Avec des nuances, aucun observateur ne pense sérieusement que l'économie japonaise soit en voie de désintégration ou puisse s'effondrer comme un château de cartes. L'archipel n'en est pas moins arrivé à un palier : initialement engagé dans une politique de « purge » des effets de la bulle monétaire, le Japon est entré dans un cycle de récession qui s'est accéléré au cours de la seconde moitié de 1993, et auquel trois plans de relance successifs, dont le dernier a été annoncé en septembre à la veille du voyage de M. Hosokawa à Washington, ne semblent pas remédier. Le Japon doit faire face à une situation qu'il n'avait jusqu'à présent pas expérimentée et qui appelle des changements drastiques, non seulement de sa machine productive (comme ce fut le cas lors des récessions précédentes), mais aussi – ce qui est nouveau – dans ses équilibres sociaux.

Discrète rentrée en scène en Asie

La participation d'un contingent de soldats nippons aux opérations de paix au Cambodge est symptomatique d'une orientation que tendent à confirmer des actions symboliques (telles que les efforts de Tokyo pour contribuer à la sauvegarde des monuments culturels de la région comme Angkor). Un renforcement du dialogue politique entre le Japon et les pays de l'Asie du Sud-Est était d'ailleurs le message du Premier ministre Miyazawa au cours de sa tournée asiatique en janvier. Pendant les trois dernières années, les investissements japonais dans le monde ont diminué. Excepté en Asie. En 1992, les implantations en Chine avaient triplé pour atteindre 2,2 milliards de dollars. Au cours de la même année, les échanges avec les « trois » Chine (Hongkong, Taïwan et le continent) se chiffraient à 84,9 milliards de dollars, soit une augmentation de 18 %.

Le yen

L'appréciation de la monnaie nipponne par rapport au dollar (plus de 20 % en un an) affecte les industries exportatrices, mais elle ne suffira sans doute pas, à elle seule, à modifier durablement l'équilibre de la balance des paiements (l'excédent s'oriente vers les 150 milliards de dollars en 1993). Les coûts de la main-d'œuvre sur l'archipel sont cependant désormais comparativement les plus élevés du monde et les entreprises accélèrent les délocalisations. Au choc de la valorisation du yen s'ajoutent un système bancaire affaibli par les mauvaises dettes héritées de la « bulle monétaire » et un recul des investissements productifs. Le rétablissement de la situation du système financier prendra du temps. En revanche, la baisse sensible (– 2,3 %) des investissements doit être nuancée : jusqu'en 1991, le Japon a connu une période de plusieurs années de surinvestissements qui constituent de sérieux acquis pour les industriels dans leurs efforts de redéploiement.

Débat

Le Japon est en effet confronté à des choix de société dont dépendra le redressement de son économie : il lui faut modifier l'allocation des ressources nationales trop longtemps axée sur les gains en productivité. Les industries exportatrices ont absorbé la richesse nationale au détriment des infrastructures.
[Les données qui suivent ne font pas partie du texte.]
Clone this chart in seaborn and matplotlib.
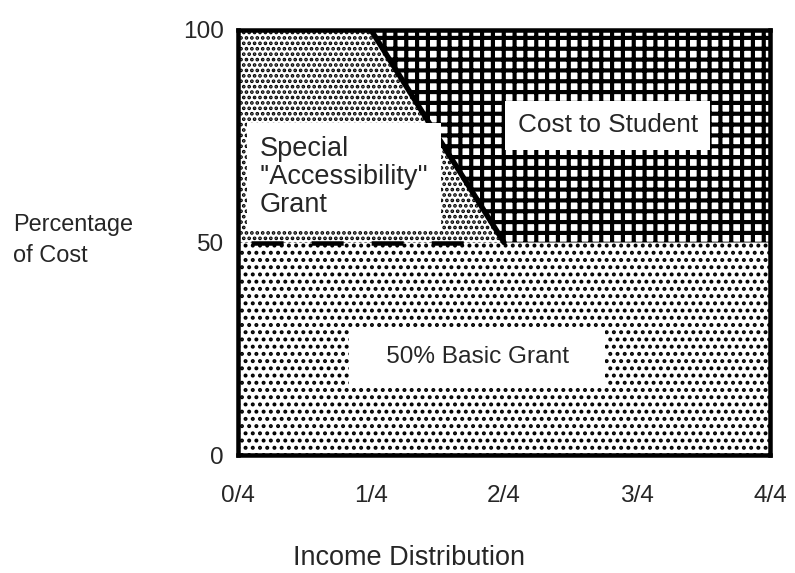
import matplotlib
matplotlib.use("Agg")
import matplotlib.pyplot as plt
import seaborn as sns

# income quarters and stacked shares of cost (percent)
income = [0, 1, 2, 3, 4]
tick_labels = ["0/4", "1/4", "2/4", "3/4", "4/4"]
basic_grant = [50, 50, 50, 50, 50]
grant_top = [100, 100, 50, 50, 50]
total_cost = [100, 100, 100, 100, 100]
dash_x = [0, 1.75]
dash_y = [50, 50]

sns.set_style("white")
plt.rcParams["font.family"] = ["Liberation Sans", "DejaVu Sans"]

DPI = 130
W, H = 795, 573
fig = plt.figure(figsize=(W / DPI, H / DPI), dpi=DPI)
ax = fig.add_axes([238 / W, (H - 455) / H, 532 / W, 425 / H])

# shaded regions
with plt.rc_context({"hatch.linewidth": 1.4}):
    ax.fill_between(income, 0, basic_grant, facecolor="white", edgecolor="black",
                    hatch="...", linewidth=0)
    ax.fill_between(income, basic_grant, grant_top, facecolor="white", edgecolor="black",
                    hatch="....", linewidth=0)
with plt.rc_context({"hatch.linewidth": 2.3}):
    ax.fill_between(income, grant_top, total_cost, facecolor="white", edgecolor="black",
                    hatch="++", linewidth=0)

# boundary lines
sns.lineplot(x=income[1:3], y=grant_top[1:3], color="black", linewidth=3, ax=ax)
sns.lineplot(x=dash_x, y=dash_y, color="black", linewidth=2.5, ax=ax)
ax.lines[-1].set_linestyle((10.4, (7.1, 6.2)))

# region labels
ax.text(2.78, 77.6, "Cost to Student", ha="center", va="center", fontsize=14.5,
        bbox=dict(facecolor="white", edgecolor="none", pad=7))
ax.text(0.165, 65.4, "Special\n''Accessibility''\nGrant", ha="left", va="center",
        fontsize=15, linespacing=1.1, bbox=dict(facecolor="white", edgecolor="none", pad=7))
ax.text(1.8, 23, "   50% Basic Grant   ", ha="center", va="center", fontsize=13.5,
        bbox=dict(facecolor="white", edgecolor="none", pad=9))

ax.set_xlim(0, 4)
ax.set_ylim(0, 100)
ax.set_xticks(income, tick_labels)
ax.set_yticks([0, 50, 100])
ax.tick_params(axis="both", length=0, labelsize=13.5)
ax.tick_params(axis="x", pad=16.5)
ax.tick_params(axis="y", pad=8)
for s in ax.spines.values():
    s.set_visible(True)
    s.set_color("black")
    s.set_linewidth(2.5)
ax.set_xlabel("")
ax.set_ylabel("")

fig.text(13 / W, 1 - 240 / H, "Percentage\nof Cost", ha="left", va="center",
         fontsize=13, linespacing=1.45)
fig.text(409 / W, 2 / H, "Income Distribution", ha="center", va="bottom", fontsize=15)

fig.savefig("out.png", dpi=DPI)
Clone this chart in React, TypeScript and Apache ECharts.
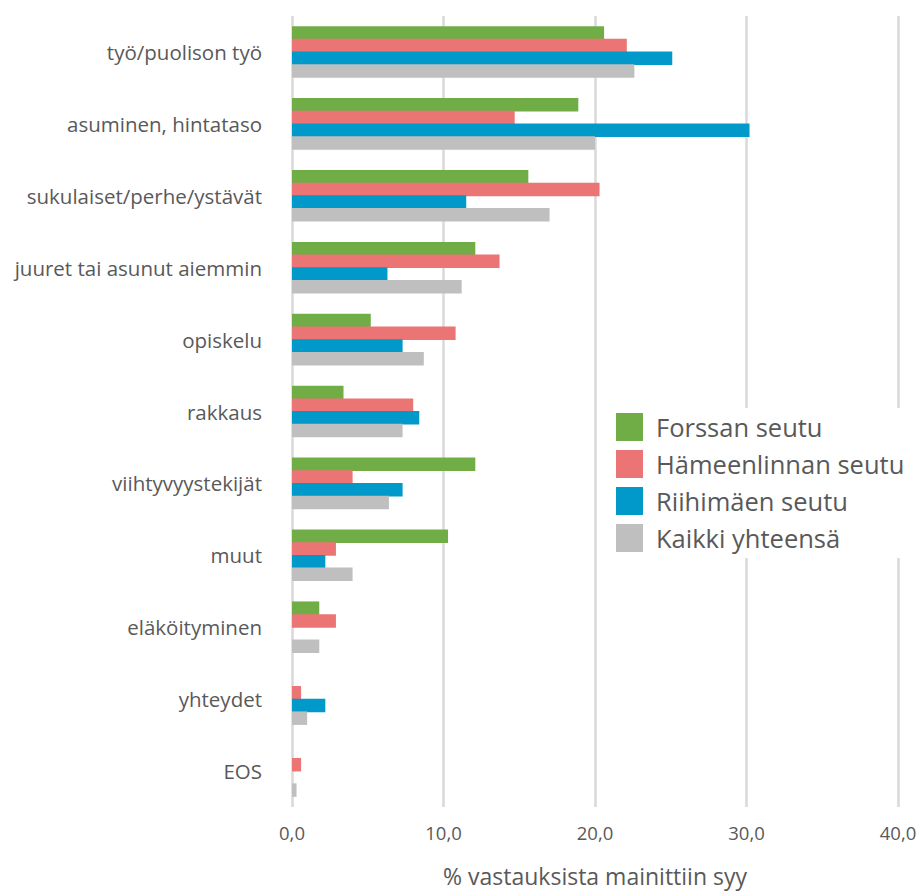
import React, { useEffect, useRef } from "react";
import * as echarts from "echarts";

const categories = [
  "työ/puolison työ",
  "asuminen, hintataso",
  "sukulaiset/perhe/ystävät",
  "juuret tai asunut aiemmin",
  "opiskelu",
  "rakkaus",
  "viihtyvyystekijät",
  "muut",
  "eläköityminen",
  "yhteydet",
  "EOS",
];
const seriesNames = ["Forssan seutu", "Hämeenlinnan seutu", "Riihimäen seutu", "Kaikki yhteensä"];
const forssa = [20.6, 18.9, 15.6, 12.1, 5.2, 3.4, 12.1, 10.3, 1.8, 0, 0];
const hameenlinna = [22.1, 14.7, 20.3, 13.7, 10.8, 8.0, 4.0, 2.9, 2.9, 0.6, 0.6];
const riihimaki = [25.1, 30.2, 11.5, 6.3, 7.3, 8.4, 7.3, 2.2, 0, 2.2, 0];
const kaikki = [22.6, 20.0, 17.0, 11.2, 8.7, 7.3, 6.4, 4.0, 1.8, 1.0, 0.3];
const colors = ["#70AD47", "#EB7575", "#0099CA", "#BFBFBF"];
const axisTitle = "% vastauksista mainittiin syy";

const FONT = "Open Sans";

export default function App() {
  const ref = useRef<HTMLDivElement>(null);
  useEffect(() => {
    if (!ref.current) return;
    const chart = echarts.init(ref.current, null, { renderer: "svg" });
    const data = [forssa, hameenlinna, riihimaki, kaikki];
    chart.setOption({
      animation: false,
      backgroundColor: "#ffffff",
      textStyle: { fontFamily: FONT },
      grid: { left: 292, right: 24, top: 16, bottom: 84, containLabel: false },
      legend: {
        orient: "vertical",
        left: 602,
        top: 408,
        padding: [5, 20, 6, 14],
        itemGap: 9,
        itemWidth: 27,
        itemHeight: 28,
        backgroundColor: "#ffffff",
        icon: "rect",
        textStyle: { fontSize: 25.5, color: "#595959", fontFamily: FONT, padding: [0, 0, 0, 8] },
        data: seriesNames,
      },
      xAxis: {
        type: "value",
        min: 0,
        max: 40,
        interval: 10,
        axisLine: { show: false },
        axisTick: { show: false },
        axisLabel: {
          fontSize: 18.5,
          color: "#595959",
          margin: 16,
          fontFamily: FONT,
          formatter: (v: number) => v.toFixed(1).replace(".", ","),
        },
        splitLine: { show: true, lineStyle: { color: "#D9D9D9", width: 2.5 } },
        name: axisTitle,
        nameLocation: "middle",
        nameGap: 57,
        nameTextStyle: { fontSize: 23, color: "#595959", fontFamily: FONT },
      },
      yAxis: {
        type: "category",
        inverse: true,
        data: categories,
        axisLine: { show: false },
        axisTick: { show: false },
        axisLabel: { fontSize: 20.5, color: "#595959", margin: 30, fontFamily: FONT },
      },
      series: data.map((d, i) => ({
        name: seriesNames[i],
        type: "bar",
        data: d,
        barWidth: 13.5,
        barGap: "-6%",
        itemStyle: { color: colors[i] },
      })),
    });
    return () => chart.dispose();
  }, []);
  return <div ref={ref} style={{ width: 922, height: 892, position: "absolute", left: 0, top: 0 }} />;
}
Le débat engagé au sein des instances dirigeantes, politiques et économiques, sur la répartition de la richesse repose sur une question de fond : une modification des données du « contrat social » nippon qui met l'accent sur le maintien de l'emploi en échange d'une croissance modérée de la consommation et d'une couverture sociale modeste. Jusqu'à présent, le meilleur filet de protection sociale a été la croissance. Or, celle-ci n'est plus au rendez-vous (elle sera inférieure à 1,5 % en 1993).

Personne, pour l'instant, n'envisage un bouleversement du « contrat social » nippon : l'évolution sera graduelle. Ce qui se joue, c'est moins une remise en cause des données de base de ce « contrat » qu'une modification de la répartition de la richesse entre les différentes couches de la population, avec pour toile de fond un renouvellement de la base électorale : après la paysannerie et le petit commerce, ce sont les nouvelles couches moyennes salariées que courtisent les partis.